Avoid punishing your kids in general. (…do your best to give choices and alternatives)
Hold. The. Phone. It was at this point that I thought this whole piece might actually be satire…because, I’m sure when they get to their first job and they don’t show up for a shift, their boss will say, “That’s OK! Why don’t you let me know when you might feel like working. I’ll let you make the choice…” (OK, super-snarky, premeditated and fully intended) The author continues to say, “Punishment may bring short term solutions, but will also bring long term problems.” Like what? The ability to respect authority? Follow rules? Succeed without needing hand-holding? I don’t enjoy punishing my kids. That goes without saying.
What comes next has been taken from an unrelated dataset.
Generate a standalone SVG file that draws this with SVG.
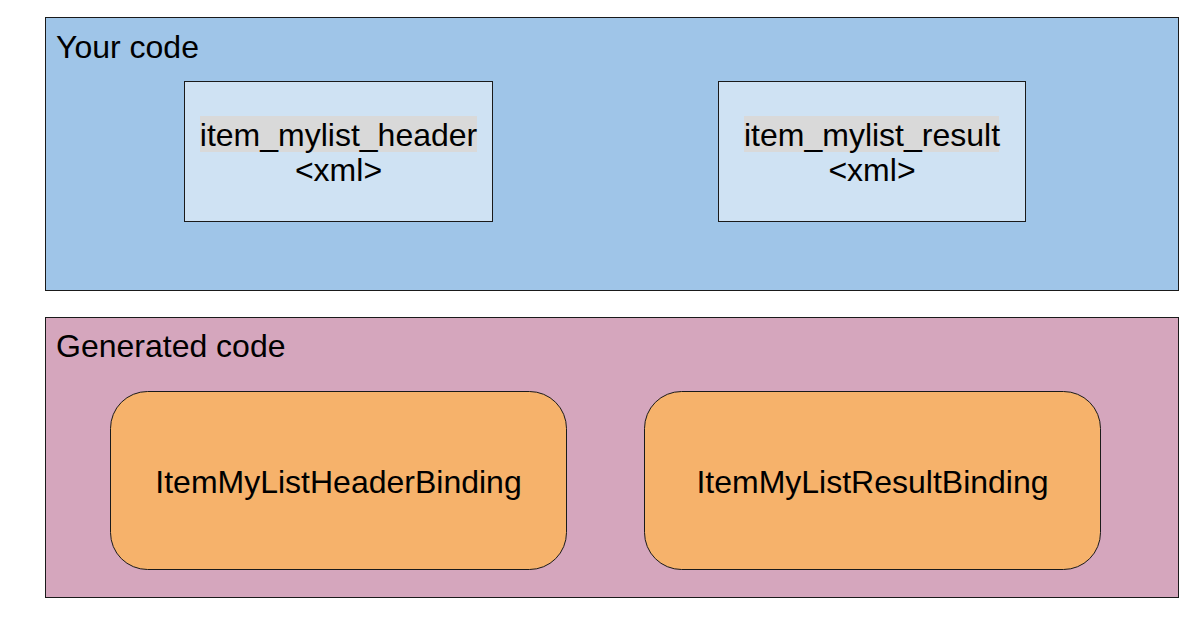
<svg xmlns="http://www.w3.org/2000/svg" width="1197" height="622" viewBox="0 0 1197 622">
<style>
text{font-family:"Liberation Sans",Arial,sans-serif;font-size:32px;fill:#000}
.c{text-anchor:middle}
.grp{stroke:#1a1a1a;stroke-width:1}
.xml{fill:#cfe2f3;stroke:#1a1a1a;stroke-width:1}
.bind{fill:#f6b26b;stroke:#1a1a1a;stroke-width:1}
.hl{fill:#d9d9d9}
</style>
<rect width="1197" height="622" fill="#ffffff"/>
<g id="your-code">
<rect class="grp" x="45.5" y="17.5" width="1133" height="273" fill="#9fc5e8"/>
<text x="56" y="58">Your code</text>
</g>
<g id="generated-code">
<rect class="grp" x="45.5" y="317.5" width="1133" height="280" fill="#d5a6bd"/>
<text x="56" y="357">Generated code</text>
</g>
<g id="item-mylist-header">
<rect class="xml" x="184.5" y="81.5" width="308" height="140"/>
<rect class="hl" x="200" y="116" width="277" height="36"/>
<text class="c" x="338.5" y="146">item_mylist_header</text>
<text class="c" x="338.5" y="181">&lt;xml&gt;</text>
</g>
<g id="item-mylist-result">
<rect class="xml" x="718.5" y="81.5" width="307" height="140"/>
<rect class="hl" x="744" y="116" width="255" height="36"/>
<text class="c" x="872" y="146">item_mylist_result</text>
<text class="c" x="872" y="181">&lt;xml&gt;</text>
</g>
<g id="header-binding">
<rect class="bind" x="110.5" y="391.5" width="456" height="178" rx="37" ry="37"/>
<text class="c" x="338.5" y="493">ItemMyListHeaderBinding</text>
</g>
<g id="result-binding">
<rect class="bind" x="644.5" y="391.5" width="456" height="178" rx="37" ry="37"/>
<text class="c" x="872.5" y="493">ItemMyListResultBinding</text>
</g>
<g id="connectors"></g>
</svg>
But knowing that they know how to conduct themselves in public and with colleagues is directly related to them learning right from wrong, sometimes the hard way.
Love your kids for all they’re worth. (…tell them you love them, and more importantly, show them.)
OK. This was the only thing she said that I can get behind 100%. Take the time to let these beautiful little gifts know exactly how important they are to you. Put your phone down. Teach them to be great people. It’s the best job there is.